The lines to extract run from the first line of the material below to the line containing "(coord) at (407.5,61)", both included; leave the pictures behind.

━━ Information shown

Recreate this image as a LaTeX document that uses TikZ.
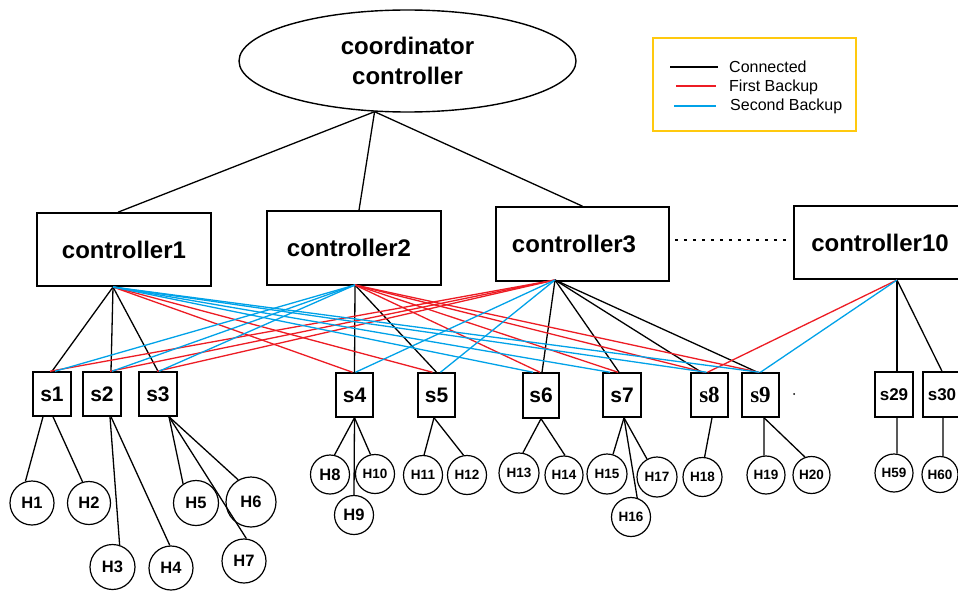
\documentclass[tikz,border=0pt]{standalone}
\usepackage{fontspec}
\setmainfont{Liberation Sans}
\newfontfamily\serifb{Liberation Serif}
\usetikzlibrary{shapes.geometric}
\definecolor{bred}{RGB}{237,28,36}
\definecolor{bblue}{RGB}{0,162,232}
\definecolor{bgold}{RGB}{255,201,14}
\begin{document}
\begin{tikzpicture}[x=1pt,y=-1pt,
  ctrl/.style={draw, line width=1.6pt, rectangle, inner sep=0pt, font=\fontsize{24}{28}\selectfont\bfseries},
  sw/.style={draw, line width=1.5pt, rectangle, inner sep=0pt, minimum width=37pt, minimum height=44pt, font=\fontsize{21}{24}\selectfont\bfseries},
  swsmall/.style={sw, font=\fontsize{17}{20}\selectfont\bfseries},
  host/.style={draw, line width=1.2pt, circle, inner sep=0pt, minimum size=39pt, font=\fontsize{13.5}{15}\selectfont\bfseries},
  hostbig/.style={host, font=\fontsize{16.5}{18}\selectfont\bfseries},
  conn/.style={line width=1.3pt, black},
  fb/.style={line width=1.3pt, bred},
  sb/.style={line width=1.3pt, bblue},
  legtext/.style={anchor=base west, inner sep=0pt, font=\fontsize{16}{18}\selectfont},
]
\useasboundingbox (0,0) rectangle (958,591);
\fill[white] (0,0) rectangle (958,591);

% coordinator
\node[draw, ellipse, line width=1.4pt, inner sep=0pt, minimum width=337pt, minimum height=102pt,
      align=center, font=\fontsize{24}{30}\selectfont\bfseries] (coord) at (407.5,61) {coordinator\\controller};

% legend
\node[draw=bgold, line width=1.8pt, inner sep=0pt, minimum width=203pt, minimum height=93pt] (leg) at (754.5,84.5) {};
\coordinate (l1a) at (670,67); \coordinate (l1b) at (718,67);
\coordinate (l2a) at (676,86); \coordinate (l2b) at (716,86);
\coordinate (l3a) at (674,106); \coordinate (l3b) at (716,106);
\draw[conn] (l1a) -- (l1b);
\draw[fb] (l2a) -- (l2b);
\draw[sb] (l3a) -- (l3b);
\node[legtext] (t1) at (729,72.5) {Connected};
\node[legtext] (t2) at (729,91.5) {First Backup};
\node[legtext] (t3) at (730,111) {Second Backup};

% controllers
\node[ctrl, minimum width=174pt, minimum height=73pt] (c1) at (124,249.5) {controller1};
\node[ctrl, minimum width=174pt, minimum height=74pt] (c2) at (354,248) {\hspace*{-10pt}controller2};
\node[ctrl, minimum width=173pt, minimum height=74pt] (c3) at (582.5,244) {\hspace*{-17pt}controller3};
\node[ctrl, minimum width=172pt, minimum height=73pt] (c10) at (880,242.5) {controller10};

\draw[conn] (coord.237) -- ([xshift=-6pt]c1.north);
\draw[conn] (coord.237) -- ([xshift=5pt]c2.north);
\draw[conn] (coord.237) -- (c3.north);
\draw[line width=1.3pt, dash pattern=on 3pt off 6pt, shorten <=5pt, shorten >=6pt]
  ([yshift=4pt]c3.east) -- ([yshift=2.5pt]c10.west);

\coordinate (a1) at (113,287);
\coordinate (a2) at (355,285);
\coordinate (a3) at (555,280);
\coordinate (a10) at (897,280);

% switches
\node[sw, minimum width=38pt] (s1) at (52,394) {s1};
\node[sw, minimum width=38pt] (s2) at (102,394) {s2};
\node[sw, minimum width=38pt] (s3) at (158,394) {s3};
\node[sw] (s4) at (354.5,395) {s4};
\node[sw] (s5) at (436.5,395) {s5};
\node[sw, minimum width=36pt, minimum height=45pt] (s6) at (541,395.5) {s6};
\node[sw, minimum width=38pt] (s7) at (622,395) {s7};
\node[sw, font=\fontsize{23}{24}\selectfont\serifb\bfseries] (s8) at (709.5,395) {s8};
\node[sw, font=\fontsize{23}{24}\selectfont\serifb\bfseries] (s9) at (760.5,395) {s9};
\node[swsmall, minimum width=38pt, minimum height=45pt] (s29) at (894,394.5) {s29};
\node[swsmall, minimum width=38pt, minimum height=45pt] (s30) at (942,394.5) {s30};
\node[circle, fill, inner sep=0pt, minimum size=2pt] (dot) at (794,394) {};

% connected (black)
\draw[conn] (a1) -- (s1.north);
\draw[conn] (a1) -- ([xshift=9pt]s2.north);
\draw[conn] (a1) -- (s3.north);
\draw[conn] (a2) -- (s4.north);
\draw[conn] (a2) -- (s5.north);
\draw[conn] (a3) -- ([xshift=1pt]s6.north);
\draw[conn] (a3) -- ([xshift=-3pt]s7.north);
\draw[conn] (a3) -- ([xshift=-8pt]s8.north);
\draw[conn] (a3) -- ([xshift=-3pt]s9.north);
\draw[conn] (a10) -- ([xshift=3pt]s29.north);
\draw[conn] (a10) -- (s30.north);

% first backup (red)
\draw[fb] (a1) -- ([xshift=-2pt]s4.north);
\draw[fb] (a1) -- ([xshift=-4pt]s5.north);
\draw[fb] (a2) -- ([xshift=-1pt]s6.north);
\draw[fb] (a2) -- ([xshift=-4pt]s7.north);
\draw[fb] (a2) -- ([xshift=-5pt]s8.north);
\draw[fb] (a2) -- ([xshift=-2pt]s9.north);
\draw[fb] (a3) -- ([xshift=-2pt]s1.north);
\draw[fb] (a3) -- ([xshift=8pt]s2.north);
\draw[fb] (a3) -- ([xshift=-1pt]s3.north);
\draw[fb] (a10) -- ([xshift=-2pt]s8.north);

% second backup (blue)
\draw[sb] (a1) -- ([xshift=-8pt]s6.north);
\draw[sb] (a1) -- ([xshift=-12pt]s7.north);
\draw[sb] (a1) -- ([xshift=-3pt]s8.north);
\draw[sb] (a1) -- ([xshift=-1pt]s9.north);
\draw[sb] (a2) -- ([xshift=3pt]s1.north);
\draw[sb] (a2) -- ([xshift=10pt]s2.north);
\draw[sb] (a2) -- ([xshift=1pt]s3.north);
\draw[sb] (a3) -- ([xshift=1pt]s4.north);
\draw[sb] (a3) -- ([xshift=4pt]s5.north);
\draw[sb] (a10) -- (s9.north);

% hosts
\node[hostbig, minimum size=44pt] (H1) at (32,503) {H1};
\node[hostbig, minimum size=43pt] (H2) at (89,503) {H2};
\node[hostbig, minimum size=45pt] (H3) at (112.5,567) {H3};
\node[hostbig, minimum size=44pt] (H4) at (171,568) {H4};
\node[hostbig, minimum size=45pt] (H5) at (196,503) {H5};
\node[hostbig, minimum size=50pt] (H6) at (251,502) {H6};
\node[hostbig, minimum size=44pt] (H7) at (244,561) {H7};
\node[hostbig] (H8) at (330,474.5) {H8};
\node[hostbig] (H9) at (354,515) {H9};
\node[host] (H10) at (375,474) {H10};
\node[host] (H11) at (423,475) {H11};
\node[host] (H12) at (467,475) {H12};
\node[host, minimum size=40pt] (H13) at (519,473) {H13};
\node[host, minimum size=38pt] (H14) at (564,475) {H14};
\node[host, minimum size=40pt] (H15) at (607,474) {H15};
\node[host] (H16) at (631,517) {H16};
\node[host, minimum size=40pt] (H17) at (657,477) {H17};
\node[host] (H18) at (702.5,477) {H18};
\node[host, minimum size=38pt] (H19) at (766,475) {H19};
\node[host, minimum size=37pt] (H20) at (811.5,475) {H20};
\node[host, minimum size=38pt] (H59) at (894,473) {H59};
\node[host, minimum size=36pt] (H60) at (940,474.5) {H60};

% switch - host
\draw[conn] ([xshift=-9pt]s1.south) -- (H1.107);
\draw[conn] ([xshift=1pt]s1.south) -- (H2.107);
\draw[conn] ([xshift=8pt]s2.south) -- (H3.72);
\draw[conn] ([xshift=9pt]s2.south) -- (H4.93);
\draw[conn] ([xshift=11pt]s3.south) -- (H5.124);
\draw[conn] ([xshift=11pt]s3.south) -- (H6.120);
\draw[conn] ([xshift=11pt]s3.south) -- (H7.84);
\draw[conn] (s4.south) -- (H8.77);
\draw[conn] (s4.south) -- (H9.north);
\draw[conn] (s4.south) -- (H10.103);
\draw[conn] ([xshift=-2.5pt]s5.south) -- (H11.87);
\draw[conn] ([xshift=-2.5pt]s5.south) -- (H12.100);
\draw[conn] (s6.south) -- (H13.79);
\draw[conn] (s6.south) -- (H14.87);
\draw[conn] ([xshift=2pt]s7.south) -- (H15.73);
\draw[conn] ([xshift=2pt]s7.south) -- (H16.72);
\draw[conn] ([xshift=2pt]s7.south) -- (H17);
\draw[conn] ([xshift=2.5pt]s8.south) -- (H18.84);
\draw[conn] ([xshift=3.5pt]s9.south) -- (H19.96);
\draw[conn] ([xshift=3.5pt]s9.south) -- (H20.110);
\draw[conn] ([xshift=3pt]s29.south) -- (H59.81);
\draw[conn] ([xshift=1pt]s30.south) -- (H60.81);
\end{tikzpicture}
\end{document}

━━━━

Result of this task:
Recreate this image as a LaTeX document that uses TikZ.
\documentclass[tikz,border=0pt]{standalone}
\usepackage{fontspec}
\setmainfont{Liberation Sans}
\newfontfamily\serifb{Liberation Serif}
\usetikzlibrary{shapes.geometric}
\definecolor{bred}{RGB}{237,28,36}
\definecolor{bblue}{RGB}{0,162,232}
\definecolor{bgold}{RGB}{255,201,14}
\begin{document}
\begin{tikzpicture}[x=1pt,y=-1pt,
  ctrl/.style={draw, line width=1.6pt, rectangle, inner sep=0pt, font=\fontsize{24}{28}\selectfont\bfseries},
  sw/.style={draw, line width=1.5pt, rectangle, inner sep=0pt, minimum width=37pt, minimum height=44pt, font=\fontsize{21}{24}\selectfont\bfseries},
  swsmall/.style={sw, font=\fontsize{17}{20}\selectfont\bfseries},
  host/.style={draw, line width=1.2pt, circle, inner sep=0pt, minimum size=39pt, font=\fontsize{13.5}{15}\selectfont\bfseries},
  hostbig/.style={host, font=\fontsize{16.5}{18}\selectfont\bfseries},
  conn/.style={line width=1.3pt, black},
  fb/.style={line width=1.3pt, bred},
  sb/.style={line width=1.3pt, bblue},
  legtext/.style={anchor=base west, inner sep=0pt, font=\fontsize{16}{18}\selectfont},
]
\useasboundingbox (0,0) rectangle (958,591);
\fill[white] (0,0) rectangle (958,591);

% coordinator
\node[draw, ellipse, line width=1.4pt, inner sep=0pt, minimum width=337pt, minimum height=102pt,
      align=center, font=\fontsize{24}{30}\selectfont\bfseries] (coord) at (407.5,61) {coordinator\\controller};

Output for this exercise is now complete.